====== Data
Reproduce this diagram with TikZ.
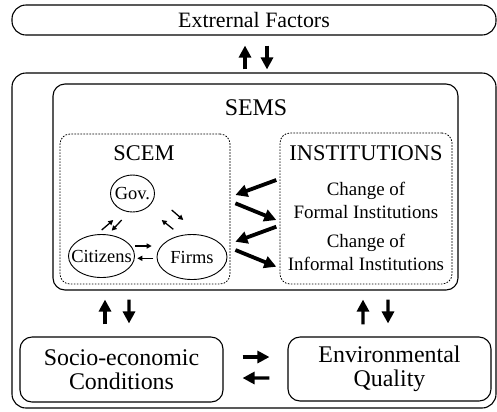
\documentclass[tikz,border=0pt]{standalone}
\usepackage{fontspec}
\setmainfont{Liberation Serif}
\usetikzlibrary{arrows.meta,shapes.geometric}

\begin{document}
\begin{tikzpicture}[x=1bp, y=-1bp,
		box/.style={draw, line width=1.1bp, rounded corners=12bp, inner sep=0pt},
		dotbox/.style={draw, line width=0.8bp, dash pattern=on 1.6bp off 1.4bp, rounded corners=10bp, inner sep=0pt},
		actor/.style={draw, ellipse, line width=0.9bp, inner sep=0pt, label={[font=\fontsize{18.5}{20}\selectfont]center:#1}},
		bigarr/.style={line width=3.2bp, -{Triangle[length=12bp,width=12bp]}},
		widearr/.style={line width=3.8bp, -{Triangle[length=12bp,width=12bp]}},
		smallarr/.style={line width=1.3bp, -{Triangle[length=5bp,width=5bp]}}]
		\useasboundingbox (0,0) rectangle (497,411);

		\node[box, rounded corners=14bp, minimum width=484bp, minimum height=30bp, font=\fontsize{22}{24}\selectfont] (ext) at (254,20) {Extrernal Factors};
		\node[box, rounded corners=14bp, minimum width=484bp, minimum height=335bp] (outer) at (254,240.5) {};
		\node[box, minimum width=405bp, minimum height=206bp] (sems) at (255.5,187) {};
		\node[font=\fontsize{24}{26}\selectfont] (semslabel) at (256,108) {SEMS};

		\node[dotbox, minimum width=170bp, minimum height=150bp] (scem) at (145,209) {};
		\node[dotbox, minimum width=172bp, minimum height=151bp] (inst) at (366,208.5) {};
		\node[font=\fontsize{22.5}{24}\selectfont] (scemlabel) at (144,153) {SCEM};
		\node[font=\fontsize{22.5}{24}\selectfont] (instlabel) at (366,153) {INSTITUTIONS};
		\node[align=center, font=\fontsize{19}{23}\selectfont] (formal) at (366,200) {Change of\\Formal Institutions};
		\node[align=center, font=\fontsize{19}{23}\selectfont] (informal) at (366,252) {Change of\\Informal Institutions};

		\node[actor=Gov., minimum width=44bp, minimum height=37bp] (gov) at (132.5,193.5) {};
		\node[actor=Citizens, minimum width=66bp, minimum height=43bp] (cit) at (101.5,256) {};
		\node[actor=Firms, minimum width=70bp, minimum height=45bp] (firms) at (192,257) {};

		\node[box, minimum width=203bp, minimum height=65bp, align=center, font=\fontsize{24}{24}\selectfont] (socio) at (121.5,369.5) {Socio-economic\\Conditions};
		\node[box, minimum width=203bp, minimum height=64bp, align=center, font=\fontsize{24}{24}\selectfont] (env) at (389.5,369) {Environmental\\Quality};

		\draw[bigarr, shorten <=3bp, shorten >=10bp] ([shift={(-9,0)}]outer.north) -- ([shift={(-9,0)}]ext.south);
		\draw[bigarr, shorten <=10bp, shorten >=3bp] ([shift={(13,0)}]ext.south) -- ([shift={(13,0)}]outer.north);

		\draw[smallarr] ([shift={(0.2,-26)}]cit.center) -- ([shift={(-19.2,26.5)}]gov.center);
		\draw[smallarr] ([shift={(-10.8,26.5)}]gov.center) -- ([shift={(10.2,-25.3)}]cit.center);
		\draw[smallarr] ([shift={(39.2,16.5)}]gov.center) -- ([shift={(-8.7,-37)}]firms.center);
		\draw[smallarr] ([shift={(-18.7,-27.7)}]firms.center) -- ([shift={(29.2,26.5)}]gov.center);
		\draw[smallarr] ([shift={(33.5,-10)}]cit.center) -- ([shift={(-40.3,-11)}]firms.center);
		\draw[smallarr] ([shift={(-38.7,1.3)}]firms.center) -- ([shift={(35.8,2.3)}]cit.center);

		\draw[widearr] ([shift={(-3.3,-28.5)}]inst.west) -- ([shift={(5,-14)}]scem.east);
		\draw[widearr] ([shift={(5,-5.7)}]scem.east) -- ([shift={(-3.3,11.5)}]inst.west);
		\draw[widearr] ([shift={(-3.3,18.2)}]inst.west) -- ([shift={(5,32.7)}]scem.east);
		\draw[widearr] ([shift={(5,41)}]scem.east) -- ([shift={(-3.3,58.2)}]inst.west);

		\draw[bigarr, shorten <=12bp, shorten >=9bp] ([shift={(-16.5,0)}]socio.north) -- ([shift={(-150.5,0)}]sems.south);
		\draw[bigarr, shorten <=9bp, shorten >=13bp] ([shift={(-126.5,0)}]sems.south) -- ([shift={(7.5,0)}]socio.north);
		\draw[bigarr, shorten <=12bp, shorten >=9bp] ([shift={(-26.5,0)}]env.north) -- ([shift={(107.5,0)}]sems.south);
		\draw[bigarr, shorten <=9bp, shorten >=13bp] ([shift={(132.5,0)}]sems.south) -- ([shift={(-1.5,0)}]env.north);

		\draw[bigarr, shorten <=19bp, shorten >=18bp] ([shift={(0,-12.5)}]socio.east) -- ([shift={(0,-12)}]env.west);
		\draw[bigarr, shorten <=18bp, shorten >=19bp] ([shift={(0,9)}]env.west) -- ([shift={(0,8.5)}]socio.east);
	\end{tikzpicture}
\end{document}
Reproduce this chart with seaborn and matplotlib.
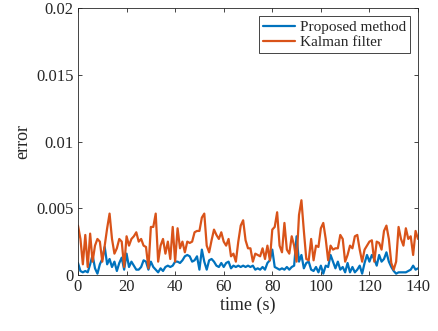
import numpy as np
import pandas as pd
import seaborn as sns
import matplotlib
matplotlib.use("Agg")
import matplotlib.pyplot as plt

time_s = list(range(0, 141))
# errors in units of 1e-4
proposed_e4 = [9, 3, 2, 3, 2, 8, 15, 5, 1, 8, 12, 21, 8, 12, 6, 10, 3, 9, 13, 4,
               16, 6, 10, 7, 4, 4, 6, 11, 10, 4, 10, 6, 4, 2, 5, 3, 6, 7, 6, 7,
               10, 10, 9, 11, 14, 15, 14, 10, 11, 14, 4, 19, 10, 4, 11, 12, 10, 7, 6, 9,
               6, 9, 10, 5, 7, 6, 7, 6, 7, 6, 7, 6, 7, 4, 5, 4, 6, 4, 9, 11,
               19, 6, 5, 4, 5, 4, 6, 4, 6, 7, 29, 10, 15, 5, 9, 10, 4, 3, 6, 2,
               7, 1, 7, 6, 15, 10, 5, 10, 4, 6, 2, 9, 2, 6, 2, 4, 7, 1, 9, 15,
               10, 15, 12, 7, 15, 10, 12, 17, 10, 6, 3, 1, 2, 2, 2, 2, 3, 4, 7, 4, 5]
kalman_e4 = [37, 27, 8, 30, 6, 31, 10, 22, 27, 25, 10, 22, 35, 46, 27, 16, 20, 27, 25, 6,
             29, 22, 27, 29, 32, 25, 27, 22, 21, 5, 36, 36, 46, 10, 22, 27, 16, 25, 12, 36,
             10, 35, 20, 25, 17, 25, 24, 25, 32, 33, 33, 43, 46, 22, 17, 26, 34, 30, 27, 32,
             25, 22, 27, 14, 16, 10, 25, 37, 41, 26, 20, 20, 10, 16, 15, 14, 20, 12, 22, 11,
             34, 36, 47, 22, 17, 39, 19, 16, 29, 22, 10, 45, 56, 33, 12, 11, 27, 11, 22, 21,
             35, 39, 27, 11, 22, 19, 20, 20, 30, 27, 10, 15, 22, 20, 29, 30, 19, 10, 19, 22,
             25, 26, 10, 25, 24, 19, 33, 37, 27, 9, 4, 10, 36, 27, 22, 35, 27, 29, 15, 33, 27]
series_names = ["Proposed method", "Kalman filter"]

df = pd.DataFrame({
    "time": time_s * 2,
    "error": [v * 1e-4 for v in proposed_e4] + [v * 1e-4 for v in kalman_e4],
    "method": [series_names[0]] * len(time_s) + [series_names[1]] * len(time_s),
})

sns.set_theme(style="ticks")
plt.rcParams["font.family"] = ["Liberation Serif", "DejaVu Serif"]
plt.rcParams["mathtext.fontset"] = "stix"

fig = plt.figure(figsize=(4.38, 3.31), dpi=100)
ax = fig.add_axes([78 / 438, 1 - 275 / 331, (418 - 78) / 438, (275 - 8) / 331])

sns.lineplot(data=df, x="time", y="error", hue="method",
             palette=["#0072BD", "#D95319"], linewidth=1.6, ax=ax)

ax.set_xlim(0, 140)
ax.set_ylim(0, 0.02)
ax.set_xticks(range(0, 141, 20))
ax.set_yticks([0, 0.005, 0.01, 0.015, 0.02])
ax.set_yticklabels(["0", "0.005", "0.01", "0.015", "0.02"])
ax.set_xlabel("time (s)", fontsize=13, color="#262626", labelpad=1)
ax.set_ylabel("error", fontsize=13, color="#262626", labelpad=4)
ax.tick_params(direction="in", length=3, width=0.6, top=True, right=True,
               labelsize=12, colors="#262626", pad=3)
for s in ax.spines.values():
    s.set_visible(True)
    s.set_linewidth(0.6)
    s.set_color("#262626")

leg = ax.legend(loc="upper right", fontsize=11, frameon=True, fancybox=False,
                edgecolor="#262626", framealpha=1, handlelength=2.1,
                borderpad=0.25, labelspacing=0.1, handletextpad=0.3,
                borderaxespad=0.55)
leg.get_frame().set_linewidth(0.6)
leg.set_title(None)

fig.savefig("out.png", dpi=100)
============
◆ Prompt: Everything from the line with "Reproduce this chart" down to the line with "import matplotlib.pyplot as plt" in the data above should be copied exactly, with both end lines kept and the pictures left out.

◆ Result for this task:
Reproduce this chart with seaborn and matplotlib.
import numpy as np
import pandas as pd
import seaborn as sns
import matplotlib
matplotlib.use("Agg")
import matplotlib.pyplot as plt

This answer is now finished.